Kadist Art Foundation, Paris, June 11, 2014

Inspired by the performative practices of “Fake Healing” and “Les Soins esthétiques” developed by choreographers Jennifer Lacey and Keith Hennessy, the performer and choreographer Amanda Piña led two explorations on Tuesday and on Thursday, conceived as “new ways to mobilize our bodies towards well being, aesthetic experience and transformation of the self”. After giving minimum instructions to the participants who formed groups of three, each group chose the place they preferred in the space. The first exercise dealt with mobilizing perception towards the development of different human sensitivities and was intended to give each other an aesthetical ‘treatment’, something pleasant and immaterial. The second exercise proposed to explore the physical gaze that organizes perception as well as the way it feels, “including the visual perspective of the person being treated as a way to go beyond wellness into more blurry zones of performativity”.

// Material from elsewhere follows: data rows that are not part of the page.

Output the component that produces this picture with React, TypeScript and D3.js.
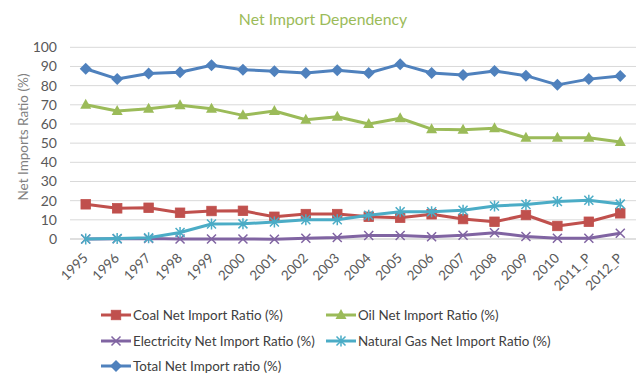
import React from "react";
import * as d3 from "d3";

const years = ["1995","1996","1997","1998","1999","2000","2001","2002","2003","2004","2005","2006","2007","2008","2009","2010","2011_P","2012_P"];
const coal = [18.1,16.0,16.3,13.7,14.6,14.7,11.6,13.0,13.0,11.6,11.1,12.9,10.4,9.0,12.5,6.8,9.0,13.4];
const oil = [70.0,66.8,68.0,69.8,68.0,64.5,66.8,62.2,63.8,60.0,63.0,57.3,57.0,57.8,52.8,52.8,52.8,50.6];
const electricity = [0.0,0.1,0.3,0.0,0.0,0.0,-0.1,0.4,0.8,1.8,1.8,1.2,2.0,3.3,1.3,0.4,0.4,3.0];
const naturalGas = [0.0,0.2,0.6,3.4,7.8,7.9,8.9,10.0,10.0,12.4,14.2,14.2,15.0,17.2,18.0,19.6,20.2,18.2];
const total = [88.8,83.5,86.3,87.0,90.6,88.3,87.5,86.6,88.0,86.6,91.2,86.6,85.5,87.6,85.2,80.4,83.4,85.0];
const yTicks = [0,10,20,30,40,50,60,70,80,90,100];

const seriesNames = [
  "Coal Net Import Ratio (%)",
  "Oil Net Import Ratio (%)",
  "Electricity Net Import Ratio (%)",
  "Natural Gas Net Import Ratio (%)",
  "Total Net Import ratio (%)",
];

type Shape = "square" | "triangle" | "x" | "star" | "diamond";
const series: { name: string; values: number[]; color: string; shape: Shape }[] = [
  { name: seriesNames[0], values: coal, color: "#C0504D", shape: "square" },
  { name: seriesNames[1], values: oil, color: "#9BBB59", shape: "triangle" },
  { name: seriesNames[2], values: electricity, color: "#8064A2", shape: "x" },
  { name: seriesNames[3], values: naturalGas, color: "#4BACC6", shape: "star" },
  { name: seriesNames[4], values: total, color: "#4F81BD", shape: "diamond" },
];

const FONT = "Lato, 'Liberation Sans', sans-serif";

function Marker({ shape, x, y, color }: { shape: Shape; x: number; y: number; color: string }) {
  if (shape === "square") {
    const s = 9.5;
    return <rect x={x - s / 2} y={y - s / 2} width={s} height={s} fill={color} stroke={color} strokeWidth={0.8} />;
  }
  if (shape === "triangle") {
    const w = 11, h = 10;
    return <path d={`M${x},${y - h * 0.6}L${x + w / 2},${y + h * 0.4}L${x - w / 2},${y + h * 0.4}Z`} fill={color} />;
  }
  if (shape === "diamond") {
    const r = 6;
    return <path d={`M${x},${y - r}L${x + r},${y}L${x},${y + r}L${x - r},${y}Z`} fill={color} />;
  }
  if (shape === "x") {
    const r = 4.5;
    return <path d={`M${x - r},${y - r}L${x + r},${y + r}M${x - r},${y + r}L${x + r},${y - r}`} stroke={color} strokeWidth={1.5} fill="none" />;
  }
  const r = 4.5;
  return (
    <path
      d={`M${x - r},${y - r}L${x + r},${y + r}M${x - r},${y + r}L${x + r},${y - r}M${x},${y - r - 1}L${x},${y + r + 1}`}
      stroke={color}
      strokeWidth={1.5}
      fill="none"
    />
  );
}

export default function App() {
  const width = 644, height = 374;
  const x = d3.scalePoint<string>().domain(years).range([70, 636]).padding(0.5);
  const y = d3.scaleLinear().domain([0, 100]).range([239, 47.3]);
  const line = d3
    .line<number>()
    .x((_, i) => x(years[i]) as number)
    .y((d) => y(d));

  const legendPos = [
    { lx: 101, row: 0 },
    { lx: 326, row: 0 },
    { lx: 101, row: 1 },
    { lx: 326, row: 1 },
    { lx: 101, row: 2 },
  ];
  const rowY = [315, 341, 366];

  return (
    <svg width={width} height={height} style={{ display: "block", position: "absolute", left: 0, top: 0 }} fontFamily={FONT}>
      <rect width={width} height={height} fill="#fff" />
      <text x={323} y={24.5} textAnchor="middle" fontSize={15.8} fill="#9BBB59">
        Net Import Dependency
      </text>
      {yTicks.map((t) => (
        <g key={t}>
          <line x1={70} x2={636} y1={y(t)} y2={y(t)} stroke={t === 0 ? "#BFBFBF" : "#D9D9D9"} strokeWidth={1} />
          <text x={57} y={y(t)} dy="0.35em" textAnchor="end" fontSize={14} fill="#595959">
            {t}
          </text>
        </g>
      ))}
      <text transform={`translate(23,137) rotate(-90)`} textAnchor="middle" dy="0.35em" fontSize={13.5} fill="#808080">
        Net Imports Ratio (%)
      </text>
      {years.map((yr) => (
        <text
          key={yr}
          transform={`translate(${(x(yr) as number) + 3},259) rotate(-45)`}
          textAnchor="end"
          fontSize={13.5}
          fill="#595959"
        >
          {yr}
        </text>
      ))}
      {series.map((s) => (
        <g key={s.name}>
          <path d={line(s.values) || ""} fill="none" stroke={s.color} strokeWidth={3} strokeLinejoin="round" />
          {s.values.map((v, i) => (
            <Marker key={i} shape={s.shape} x={x(years[i]) as number} y={y(v)} color={s.color} />
          ))}
        </g>
      ))}
      {series.map((s, i) => {
        const p = legendPos[i];
        const cy = rowY[p.row];
        return (
          <g key={"lg" + s.name}>
            <line x1={p.lx} x2={p.lx + 30} y1={cy} y2={cy} stroke={s.color} strokeWidth={3} />
            <Marker shape={s.shape} x={p.lx + 15} y={cy} color={s.color} />
            <text x={p.lx + 32} y={cy} dy="0.35em" fontSize={13.4} fill="#404040">
              {s.name}
            </text>
          </g>
        );
      })}
    </svg>
  );
}
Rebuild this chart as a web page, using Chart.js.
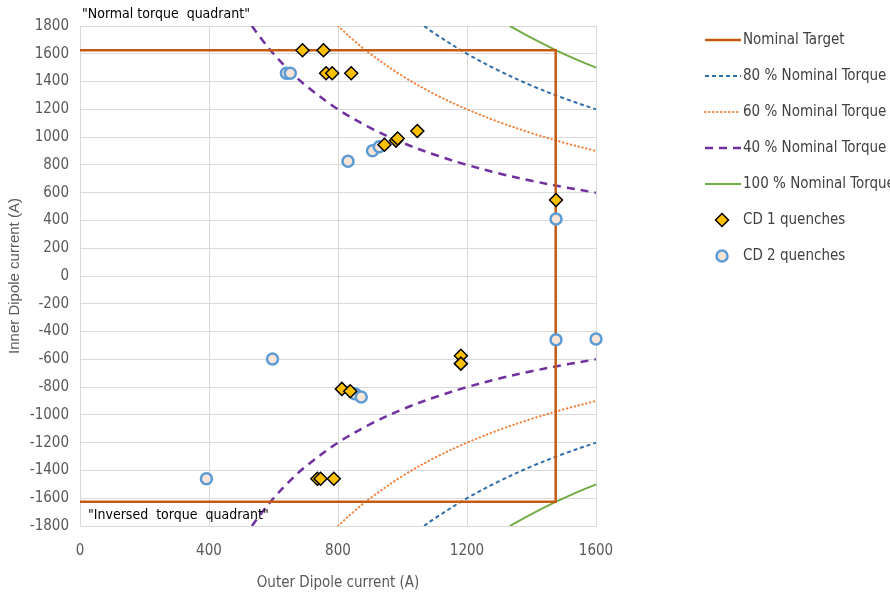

On Tuesday afternoon, Amanda Piña also performed the dance piece Valse Indienne in the darkness of the third room of Kadist’s exhibition space, imbuing this “meeting room” with a very special ambiance. After removing all her clothes, her body painted with white indecipherable inscriptions and part of her face painted red, Piña performed an extremely fast dance, spinning in circles until she stopped from exhaustion, accompanied by rhythms created by three percussionists using pairs of forks as instruments. After the performance Piña explained the (hi)story of the transformation of the waltz after it was introduced to the Yámana people of Tierra del Fuego around 1830, following the native Fuegian Yámana Jemmy Button’s return from his ‘journey’ to the English Court where he was supposedly taught “good manners”.